Woman who survived 10-hour in Adriatic Sea after falling from ship may have jumped, claims crew member
Longstaff, a 46-year-old air hostess, fell from the seventh deck of the 92,000-ton Norwegian Star 60 miles off the Croatian coast as it was moving towards Venice on Saturday.
The woman who fell from a cruise liner into the Adriatic Sea and survived the 10-hour ordeal in the freezing water on Saturday, may have jumped, according to a crew member's claims, the Daily Mail reported.
The crew member, identified as Daniel Punch, who works on the cruise liner Norwegian Star, said that it was not likely that the woman, Kay Longstaff, had fallen into the sea by accident, reports state.
Longstaff, a 46-year-old air hostess, reportedly fell from the seventh deck of the 92,000-ton Norwegian Star 60 miles off the Croatian coast as it was moving towards Venice on Saturday. Longstaff was rescued nearly 10 hours after she fell; Longstaff said that she continued to float and tried to sing to regulate her body temperature.

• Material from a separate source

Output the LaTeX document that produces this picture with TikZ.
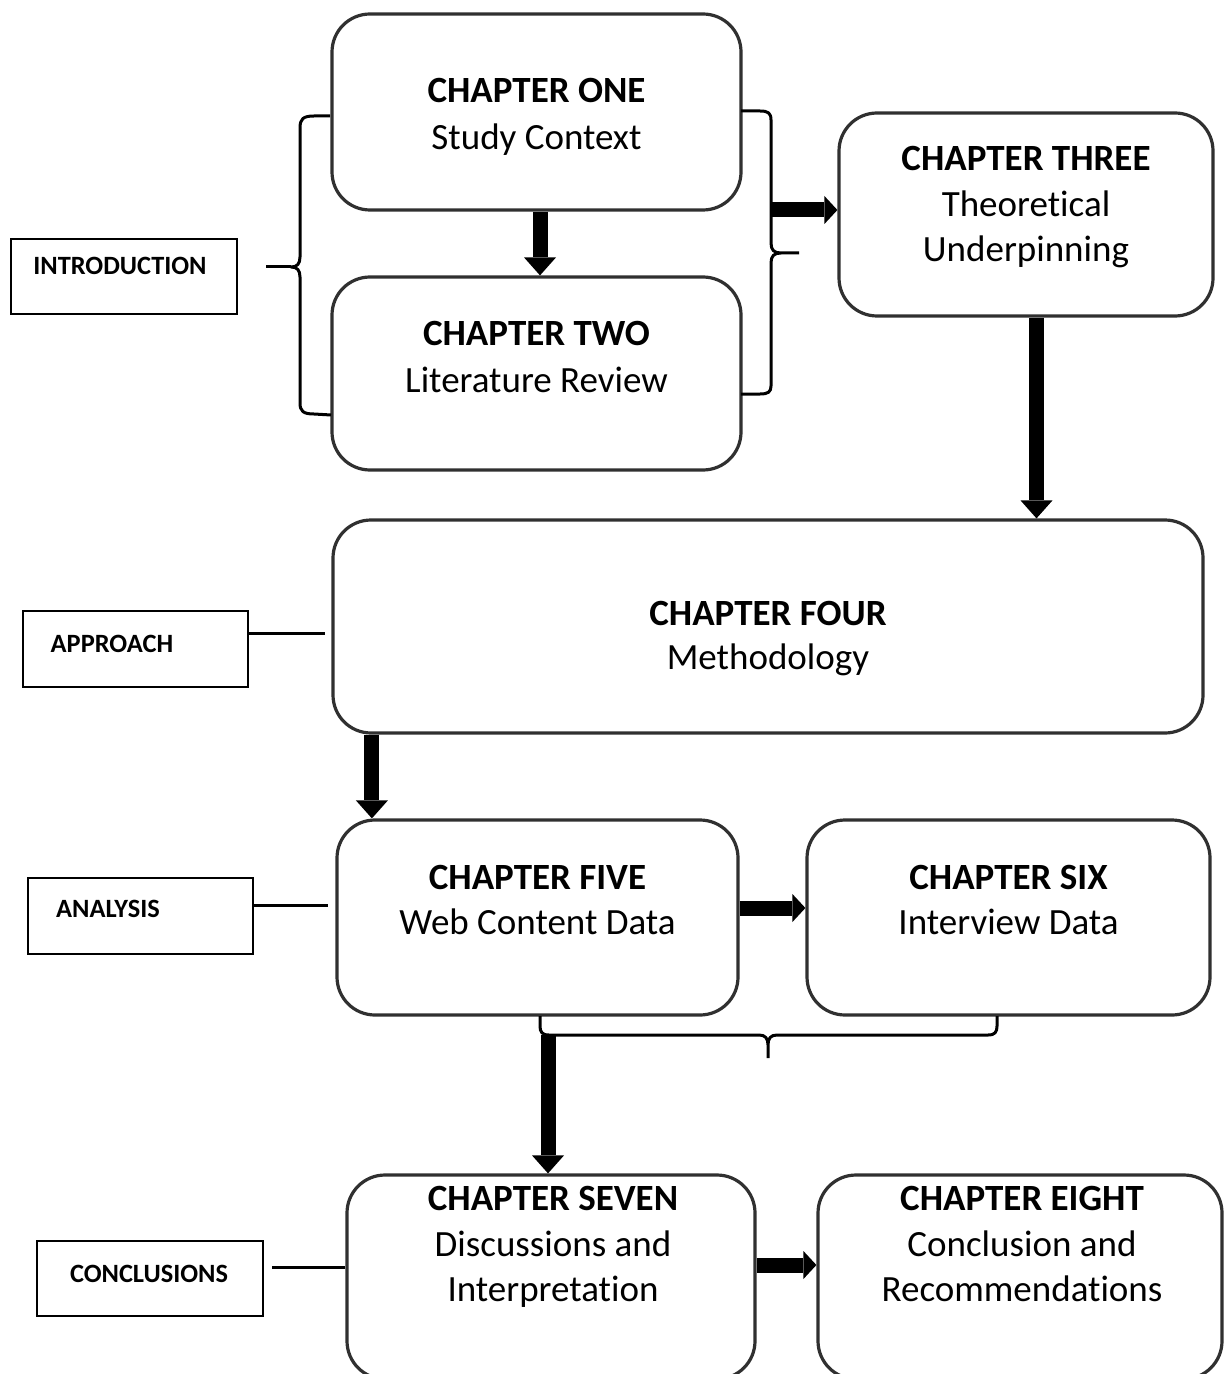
\documentclass[tikz,border=0pt]{standalone}
\usepackage{fontspec}
\setmainfont{Carlito}[Ligatures=NoCommon]
\usetikzlibrary{arrows.meta}
\definecolor{boxline}{RGB}{48,48,48}
\begin{document}
\begin{tikzpicture}[x=0.5pt,y=-0.5pt,
  chbox/.style={draw=boxline, line width=1.6pt, rounded corners=19pt, inner sep=0pt, fill=white},
  tagbox/.style={draw=black, line width=1.2pt, inner sep=0pt, fill=white},
  head/.style={font=\bfseries\fontsize{18.5}{22}\selectfont, anchor=base, inner sep=0pt},
  body/.style={font=\fontsize{18.5}{22}\selectfont, anchor=base, inner sep=0pt},
  tag/.style={font=\bfseries\fontsize{13.2}{16}\selectfont, anchor=base, inner sep=0pt},
  link/.style={line width=1.5pt, black},
  brace/.style={line width=1.5pt, black, line join=round},
  fatv/.style={line width=7.5pt, black, -{Triangle[width=16pt,length=9pt,line width=0pt]}},
  fath/.style={line width=7.5pt, black, -{Triangle[width=14pt,length=6.5pt,line width=0pt]}}
]
\path[use as bounding box, fill=white] (0,0) rectangle (1224,1374);
\clip (0,0) rectangle (1224,1374);

% chapter boxes
\node[chbox, minimum width=204.5pt, minimum height=98pt]   (ch1) at (536.5,112) {};
\node[chbox, minimum width=204.5pt, minimum height=96.5pt] (ch2) at (536.5,373.5) {};
\node[chbox, minimum width=187pt,   minimum height=101.5pt] (ch3) at (1026,214.5) {};
\node[chbox, minimum width=435pt,   minimum height=106.5pt] (ch4) at (768,626.5) {};
\node[chbox, minimum width=200.5pt, minimum height=97.5pt] (ch5) at (537.5,917.5) {};
\node[chbox, minimum width=201.5pt, minimum height=97.5pt] (ch6) at (1008.5,917.5) {};
\node[chbox, minimum width=204pt,   minimum height=102pt]  (ch7) at (551,1277) {};
\node[chbox, minimum width=202pt,   minimum height=102pt]  (ch8) at (1020,1277) {};

% chapter texts
\node[head] (t1a) at (536.5,103) {CHAPTER ONE};
\node[body] (t1b) at (536.5,150) {Study Context};
\node[head] (t2a) at (536.5,345) {CHAPTER TWO};
\node[body] (t2b) at (536.5,392) {Literature Review};
\node[head] (t3a) at (1026,171) {CHAPTER THREE};
\node[body] (t3b) at (1026,217) {Theoretical};
\node[body] (t3c) at (1026,262) {Underpinning};
\node[head] (t4a) at (768,625) {CHAPTER FOUR};
\node[body] (t4b) at (768,669) {Methodology};
\node[head] (t5a) at (537.5,889) {CHAPTER FIVE};
\node[body] (t5b) at (537.5,934) {Web Content Data};
\node[head] (t6a) at (1008.5,889) {CHAPTER SIX};
\node[body] (t6b) at (1008.5,934) {Interview Data};
\node[head] (t7a) at (553,1210) {CHAPTER SEVEN};
\node[body] (t7b) at (553,1256) {Discussions and};
\node[body] (t7c) at (553,1301) {Interpretation};
\node[head] (t8a) at (1022,1210) {CHAPTER EIGHT};
\node[body] (t8b) at (1022,1256) {Conclusion and};
\node[body] (t8c) at (1022,1301) {Recommendations};

% part labels
\node[tagbox, minimum width=113pt,   minimum height=37.5pt] (intro) at (124,276.5) {};
\node[tagbox, minimum width=112.5pt, minimum height=38pt]   (appr)  at (135.5,649) {};
\node[tagbox, minimum width=112.5pt, minimum height=38pt]   (anal)  at (140.5,916) {};
\node[tagbox, minimum width=113pt,   minimum height=37.5pt] (concl) at (150,1278.5) {};
\node[tag] (introT) at (120,275)  {INTRODUCTION};
\node[tag] (apprT)  at (112,652)  {APPROACH};
\node[tag] (analT)  at (108,917)  {ANALYSIS};
\node[tag] (conclT) at (149,1282) {CONCLUSIONS};

% braces
\draw[brace] (330,116) -- (314,116) .. controls (303,116) and (300,119) .. (300,128)
  -- (300,257) .. controls (300,264) and (297,267) .. (291,267)
  .. controls (297,267) and (300,270) .. (300,277)
  -- (300,403) .. controls (300,411) and (303,414) .. (314,414) -- (331,415);
\draw[brace] (741,111) -- (760,111) .. controls (768,111) and (771,113) .. (771,120)
  -- (771,243) .. controls (771,250) and (774,253) .. (781,253) -- (799,253)
  (781,253) .. controls (774,253) and (771,256) .. (771,263)
  -- (771,386) .. controls (771,392) and (768,394) .. (760,394) -- (741,394);
\draw[brace] (540,1016) -- (540,1026) .. controls (540,1032) and (542,1035) .. (549,1035)
  -- (759,1035) .. controls (765,1035) and (768,1038) .. (768,1045) -- (768,1058)
  (768,1045) .. controls (768,1038) and (771,1035) .. (777,1035)
  -- (988,1035) .. controls (995,1035) and (997,1032) .. (997,1026) -- (997,1016);

% label connectors
\coordinate (introL) at (266,267);
\coordinate (lbTip)  at (291,267);
\draw[link] (introL) -- (lbTip);
\coordinate (apprL) at (325,633);
\draw[link] (apprL -| appr.east) -- (apprL);
\coordinate (anL) at (328,905);
\draw[link] (anL -| anal.east) -- (anL);
\coordinate (cnL) at (272,1267);
\draw[link] (cnL) -- (cnL -| ch7.west);

% flow arrows
\draw[fatv] ([xshift=1.75pt]ch1.south) -- ([xshift=1.75pt]ch2.north);
\coordinate (rbA) at (771,210);
\draw[fath] (rbA) -- (rbA -| ch3.west);
\draw[fatv] ([xshift=5.25pt]ch3.south) -- ([xshift=5.25pt]ch3.south |- ch4.north);
\draw[fatv] ([xshift=20.25pt]ch4.south west) -- ([xshift=20.25pt]ch4.south west |- ch5.north);
\draw[fath] ([yshift=4.75pt]ch5.east) -- ([yshift=4.75pt]ch5.east -| ch6.west);
\coordinate (bbA) at (548,1035);
\draw[fatv] (bbA) -- (bbA |- ch7.north);
\draw[fath] ([yshift=6pt]ch7.east) -- ([yshift=6pt]ch7.east -| ch8.west);
\end{tikzpicture}
\end{document}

"She didn't fall, she jumped. It was on my ship. I spoke [to her] throughout the whole week. She was arguing with her fella the whole time," Punch, in a Facebook exchange, said.
The claim from the crew member comes at a time when Longstaff's former boyfriend said that she had a "troubled past." Forty six-year-old Luke Hopkins, after the incident said that he was "very worried" about Longstaff.
According to the passengers onboard the ship, Longstaff had reportedly argued with her friends before going overboard. Reports state that Longstaff, who lives in Benalmádena, Spain, has spent the evening drinking and had left her passport and her handbag on board before she fell.
The air-hostess also posted pictures of herself during the cruise on Facebook, along with a picture of a man named Craig Rayment, who is believed to be her current boyfriend. The crew said that the woman managed to survive in the water for so long by "singing" and her "yoga fitness," according to reports.
"She said the fact that she practices yoga helped her as she was fit. And she said she was singing to not feel cold in the sea overnight," a member of the crew who rescued her said.
It is not yet clear how Longstaff came to be in the water, however, she says that she "fell off" the back of the ship. The crew launched a frantic search after her disappearance at about midnight local time.
Reports state that the ship went back to the area of the sea where she was last thought to be and then carried out at least four passes in its search for Longstaff. When they could not locate her, a coastguard cutter and Pilatus PC-9 spotter plane joined the search and she was eventually found at 9:45am on Saturday.
Longstaff was later pictured smiling with her rescuers after she was taken out of the sea.
"I fell off the back of the Norwegian Star, and was in the water for ten hours. Then these wonderful guys rescued me," Longstaff said.